>>>>

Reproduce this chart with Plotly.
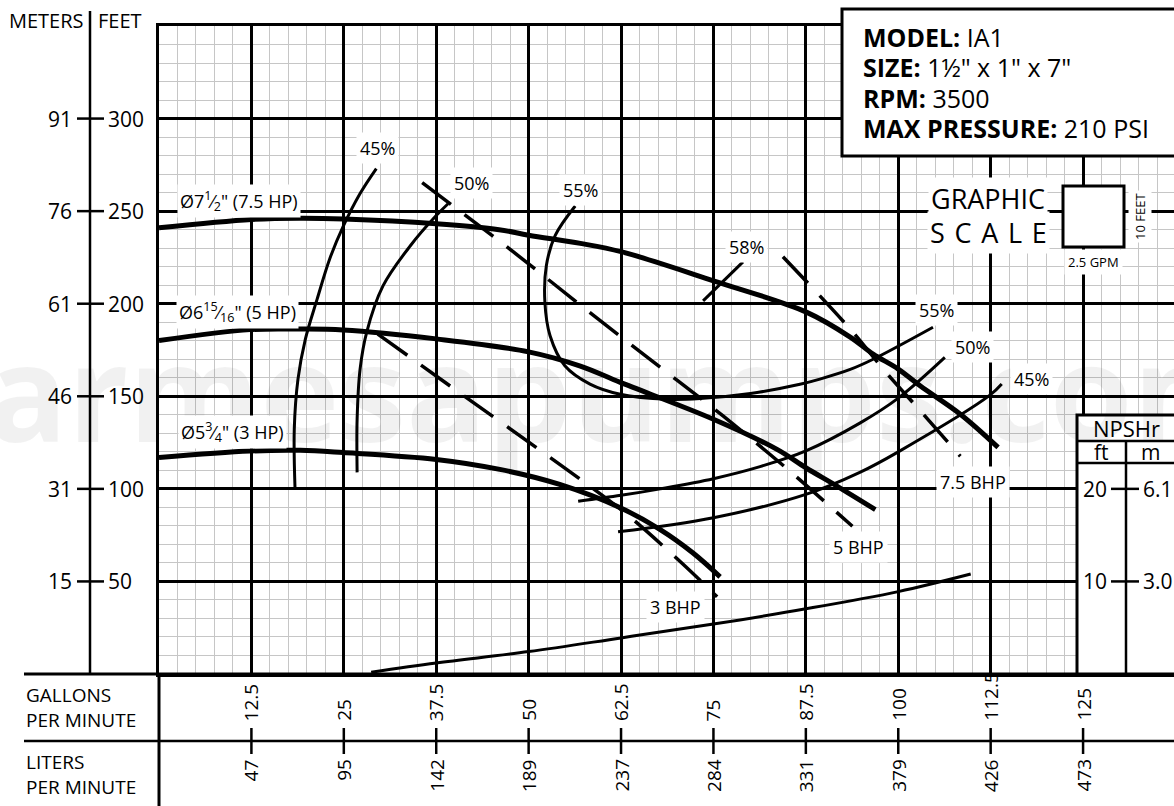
import plotly.graph_objects as go

# ---------------- data (GPM vs head in feet) ----------------
head_75_gpm = [0, 12.5, 19, 25, 37.5, 46, 50, 57, 62.5, 75, 87.5, 93.5, 96.6, 100, 103, 108.4, 113.5]
head_75_ft = [241, 245.5, 246.2, 245.8, 243.2, 240, 237, 232.6, 228.1, 212.4, 195.6, 182, 172.8, 164.7, 155.5, 140.3, 122.4]

head_5_gpm = [0, 12.3, 19.1, 24.9, 37.5, 50, 57, 62.4, 75, 83.6, 87.5, 91.7, 96.9]
head_5_ft = [180.1, 186, 186.3, 185.8, 181, 174, 166.3, 157.5, 137.6, 121.3, 111.4, 101.5, 88.8]

head_3_gpm = [0, 12.3, 19.1, 24.9, 37.5, 46.1, 54.2, 62.4, 67.8, 72.2, 75.9]
head_3_ft = [116.9, 120.4, 120.8, 119.6, 115.9, 110.5, 102.4, 89.8, 78, 65.5, 52.5]

eff45_left_gpm = [29.4, 27.2, 24.9, 23.1, 21.4, 19.8, 18.8, 18.3, 18.4]
eff45_left_ft = [273, 259.5, 241.6, 224.3, 202.6, 180.9, 159.3, 132.2, 100.2]

eff50_left_gpm = [39.1, 37.5, 34, 30.3, 28.1, 27.2, 26.8, 26.8]
eff50_left_ft = [254, 247.6, 231.3, 209.6, 184.7, 164.7, 137.6, 108.9]

eff55_gpm = [56.3, 53.6, 52.4, 52.2, 52.9, 54.9, 58.3, 62.4, 68.7, 73.2, 80, 86.7, 89.4, 93.5, 96.6, 104.7]
eff55_ft = [252.8, 236.9, 220.6, 200.8, 182.7, 166.5, 156.6, 151.1, 148.4, 148.8, 151.5, 156.5, 159.3, 164.5, 170, 187.3]

eff50_right_gpm = [56.7, 62.5, 67.8, 75, 81.3, 87.5, 94.8, 100, 106.3]
eff50_right_ft = [93.3, 96.5, 100, 105.5, 112, 120.5, 135.5, 149, 171]

eff45_right_gpm = [62.1, 75, 87.5, 94.8, 100, 112.4, 114]
eff45_right_ft = [76.8, 84.4, 97, 108.9, 120, 150.6, 156.6]

eff58_gpm = [73.6, 79.0]
eff58_ft = [201.5, 222.6]

bhp5_gpm = [35.6, 47.9, 58, 70.2, 76.3, 84, 93.8]
bhp5_ft = [265.4, 228.1, 196.1, 158.3, 139.4, 114.1, 79.8]

bhp3_gpm = [29.6, 39.4, 54.2, 62.8, 70.2, 75.5]
bhp3_ft = [183.6, 155.5, 113.2, 87.8, 61.8, 41.7]

bhp75_gpm = [84.4, 93.5, 98.2, 103.4, 108.4]
bhp75_ft = [225.4, 186.3, 163.6, 140.3, 117.6]

npsh_gpm = [28.7, 37.5, 50, 62.5, 75, 87.5, 100, 109.8]
npsh_ft = [0.2, 1.19, 2.42, 3.9, 5.4, 7.04, 8.9, 10.8]

# axis tick values / labels
gpm_ticks = [12.5, 25, 37.5, 50, 62.5, 75, 87.5, 100, 112.5, 125]
gpm_labels = ["12.5", "25", "37.5", "50", "62.5", "75", "87.5", "100", "112.5", "125"]
lpm_labels = ["47", "95", "142", "189", "237", "284", "331", "379", "426", "473"]
feet_ticks = [50, 100, 150, 200, 250, 300]
feet_labels = ["50", "100", "150", "200", "250", "300"]
meter_labels = ["15", "31", "46", "61", "76", "91"]
npsh_ticks = [10, 20]
npsh_ft_labels = ["10", "20"]
npsh_m_labels = ["3.0", "6.1"]

# curve labels: (text, gpm, ft)
impeller_labels = [
    ("Ø7<sup>1</sup>⁄<sub>2</sub>\" (7.5 HP)", 10.8, 255.5),
    ("Ø6<sup>15</sup>⁄<sub>16</sub>\" (5 HP)", 10.6, 195.5),
    ("Ø5<sup>3</sup>⁄<sub>4</sub>\" (3 HP)", 9.9, 130.7),
]
eff_labels = [
    ("45%", 29.6, 284.1), ("50%", 42.3, 265.2), ("55%", 57.0, 261.4), ("58%", 79.5, 230.6),
    ("55%", 105.2, 196.6), ("50%", 110.1, 176.6), ("45%", 118.0, 159.3),
]
bhp_labels = [("7.5 BHP", 110.1, 103.7), ("5 BHP", 94.6, 68.6), ("3 BHP", 69.8, 36.2)]

info_lines = [("MODEL:", "IA1"), ("SIZE:", "1½\" x 1\" x 7\""), ("RPM:", "3500"), ("MAX PRESSURE:", "210 PSI")]
watermark = "barmesapumps.com"

# ---------------- figure ----------------
W, H = 1174, 806
FONT = "Open Sans"
X_MAX = 137.3
Y_MAX = 350


def px(x):
    return x / W


def py(y):
    return 1 - y / H


fig = go.Figure()


def curve(xs, ys, width, dash=None, yaxis="y"):
    fig.add_trace(go.Scatter(
        x=xs, y=ys, mode="lines", yaxis=yaxis, hoverinfo="skip",
        line=dict(color="black", width=width, shape="spline", smoothing=1.0, dash=dash),
    ))


curve(head_75_gpm, head_75_ft, 5)
curve(head_5_gpm, head_5_ft, 5)
curve(head_3_gpm, head_3_ft, 5)
for xs, ys in [(eff45_left_gpm, eff45_left_ft), (eff50_left_gpm, eff50_left_ft), (eff55_gpm, eff55_ft),
               (eff50_right_gpm, eff50_right_ft), (eff45_right_gpm, eff45_right_ft), (eff58_gpm, eff58_ft)]:
    curve(xs, ys, 3)
for xs, ys in [(bhp5_gpm, bhp5_ft), (bhp3_gpm, bhp3_ft), (bhp75_gpm, bhp75_ft)]:
    curve(xs, ys, 3.5, dash="36px,17px")
curve(npsh_gpm, npsh_ft, 3, yaxis="y2")

shapes = []
ann = []


def line(x0, y0, x1, y1, w=2.5, xref="paper", yref="paper"):
    shapes.append(dict(type="line", x0=x0, y0=y0, x1=x1, y1=y1, xref=xref, yref=yref,
                       line=dict(color="black", width=w)))


def text(t, x, y, size, xref="paper", yref="paper", xanchor="center", yanchor="middle", bg=None,
         angle=0, pad=1, align="left"):
    d = dict(text=t, x=x, y=y, xref=xref, yref=yref, xanchor=xanchor, yanchor=yanchor,
             showarrow=False, textangle=angle, borderpad=pad, align=align,
             font=dict(family=FONT, size=size, color="black"))
    if bg:
        d["bgcolor"] = bg
    ann.append(d)


# watermark (faint)
text(f"<b>{watermark}</b>", px(-100), py(390), 134, xanchor="left")
ann[-1]["font"]["color"] = "rgba(0,0,0,0.055)"

# frame lines outside plot
line(px(90), py(11), px(90), py(674), 2.5)
line(px(24), py(674), px(1174), py(674), 3)
line(px(24), py(741), px(1174), py(741), 2.5)
line(px(159), py(674), px(159), py(806), 3)

# left header
text("METERS", px(7), py(20), 20, xanchor="left")
text("FEET", px(96), py(20), 20, xanchor="left")
for v, fl, ml in zip(feet_ticks, feet_labels, meter_labels):
    line(px(77), v, px(104), v, 2.5, yref="y")
    text(ml, px(74), v, 21, yref="y", xanchor="right")
    text(fl, px(106), v, 21, yref="y", xanchor="left")

# bottom rows
text("GALLONS<br>PER MINUTE", px(24), py(707), 19, xanchor="left")
text("LITERS<br>PER MINUTE", px(24), py(774), 19, xanchor="left")
for v, gl, ll in zip(gpm_ticks, gpm_labels, lpm_labels):
    line(v, py(728), v, py(754), 2.5, xref="x")
    text(gl, v, py(723), 19, xref="x", yanchor="bottom", angle=-90)
    text(ll, v, py(757), 19, xref="x", yanchor="top", angle=-90)

# curve labels
for t, x, y in impeller_labels:
    text(t, x, y, 18, xref="x", yref="y", bg="white", pad=2)
for t, x, y in eff_labels:
    text(t, x, y, 18, xref="x", yref="y", bg="white", pad=3)
for t, x, y in bhp_labels:
    text(t, x, y, 18, xref="x", yref="y", bg="white", pad=3)

# info box
shapes.append(dict(type="rect", xref="paper", yref="paper", x0=px(842), y0=py(9), x1=px(1190), y1=py(156),
                   line=dict(color="black", width=3), fillcolor="white"))
for i, (k, v) in enumerate(info_lines):
    text(f"<b>{k}</b> {v}", px(861), py(37 + i * 30.5), 25, xanchor="left")

# graphic scale
shapes.append(dict(type="rect", xref="paper", yref="paper", x0=px(1063), y0=py(186), x1=px(1124), y1=py(247),
                   line=dict(color="black", width=3), fillcolor="white"))
text("GRAPHIC", px(988), py(198), 27, bg="white", pad=2)
text("S\u200a C\u200a A\u200a L\u200a E", px(988), py(232), 27, bg="white", pad=2)
text("10 FEET", px(1140), py(217), 13, angle=-90, bg="white", pad=2)
text("2.5 GPM", px(1093), py(262), 13, bg="white", pad=3)

# NPSHr box
shapes.append(dict(type="rect", xref="paper", yref="paper", x0=px(1077), y0=py(415), x1=px(1190), y1=py(674),
                   line=dict(color="black", width=3), fillcolor="white"))
line(px(1077), py(441), px(1174), py(441), 2.5)
line(px(1077), py(463), px(1174), py(463), 2.5)
line(px(1126), py(441), px(1126), py(674), 2.5)
text("NPSHr", px(1126), py(428), 22)
text("ft", px(1101), py(452), 21)
text("m", px(1150), py(452), 21)
for v, fl, ml in zip(npsh_ticks, npsh_ft_labels, npsh_m_labels):
    line(px(1111), v, px(1139), v, 2.5, yref="y2")
    text(fl, px(1109), v, 21, yref="y2", xanchor="right")
    text(ml, px(1141), v, 21, yref="y2", xanchor="left")

fig.update_layout(
    width=W, height=H, margin=dict(l=0, r=0, t=0, b=0, pad=0),
    paper_bgcolor="white", plot_bgcolor="white", showlegend=False,
    font=dict(family=FONT, color="black"),
    xaxis=dict(domain=[159 / W, 1], range=[0, X_MAX], tick0=0, dtick=12.5, showgrid=True,
               gridcolor="black", gridwidth=2.6,
               minor=dict(tick0=0, dtick=2.5, showgrid=True, gridcolor="#c6c6c6", gridwidth=1.2),
               showticklabels=False, ticks="", zeroline=False, showline=True, mirror=True,
               linecolor="black", linewidth=3, fixedrange=True),
    yaxis=dict(domain=[1 - 674 / H, 1 - 26 / H], range=[0, Y_MAX], tick0=0, dtick=50, showgrid=True,
               gridcolor="black", gridwidth=2.6,
               minor=dict(tick0=0, dtick=10, showgrid=True, gridcolor="#c6c6c6", gridwidth=1.2),
               showticklabels=False, ticks="", zeroline=False, showline=True, mirror=False,
               linecolor="black", linewidth=3, fixedrange=True),
    yaxis2=dict(overlaying="y", range=[0, Y_MAX / 5], visible=False, fixedrange=True),
    shapes=shapes, annotations=ann,
)

fig.write_html("out.html", config={"displayModeBar": False},
               post_script="document.body.style.margin='0px';document.body.style.overflow='hidden';")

<<<<

◆ **SET PROBLEM**
Leave out the pictures, then repeat the listing above exactly from its first line to the line with "159.3, 132.2, 100.2]", inclusive.

◆ **COMPLETE ANSWER**
Reproduce this chart with Plotly.
import plotly.graph_objects as go

# ---------------- data (GPM vs head in feet) ----------------
head_75_gpm = [0, 12.5, 19, 25, 37.5, 46, 50, 57, 62.5, 75, 87.5, 93.5, 96.6, 100, 103, 108.4, 113.5]
head_75_ft = [241, 245.5, 246.2, 245.8, 243.2, 240, 237, 232.6, 228.1, 212.4, 195.6, 182, 172.8, 164.7, 155.5, 140.3, 122.4]

head_5_gpm = [0, 12.3, 19.1, 24.9, 37.5, 50, 57, 62.4, 75, 83.6, 87.5, 91.7, 96.9]
head_5_ft = [180.1, 186, 186.3, 185.8, 181, 174, 166.3, 157.5, 137.6, 121.3, 111.4, 101.5, 88.8]

head_3_gpm = [0, 12.3, 19.1, 24.9, 37.5, 46.1, 54.2, 62.4, 67.8, 72.2, 75.9]
head_3_ft = [116.9, 120.4, 120.8, 119.6, 115.9, 110.5, 102.4, 89.8, 78, 65.5, 52.5]

eff45_left_gpm = [29.4, 27.2, 24.9, 23.1, 21.4, 19.8, 18.8, 18.3, 18.4]
eff45_left_ft = [273, 259.5, 241.6, 224.3, 202.6, 180.9, 159.3, 132.2, 100.2]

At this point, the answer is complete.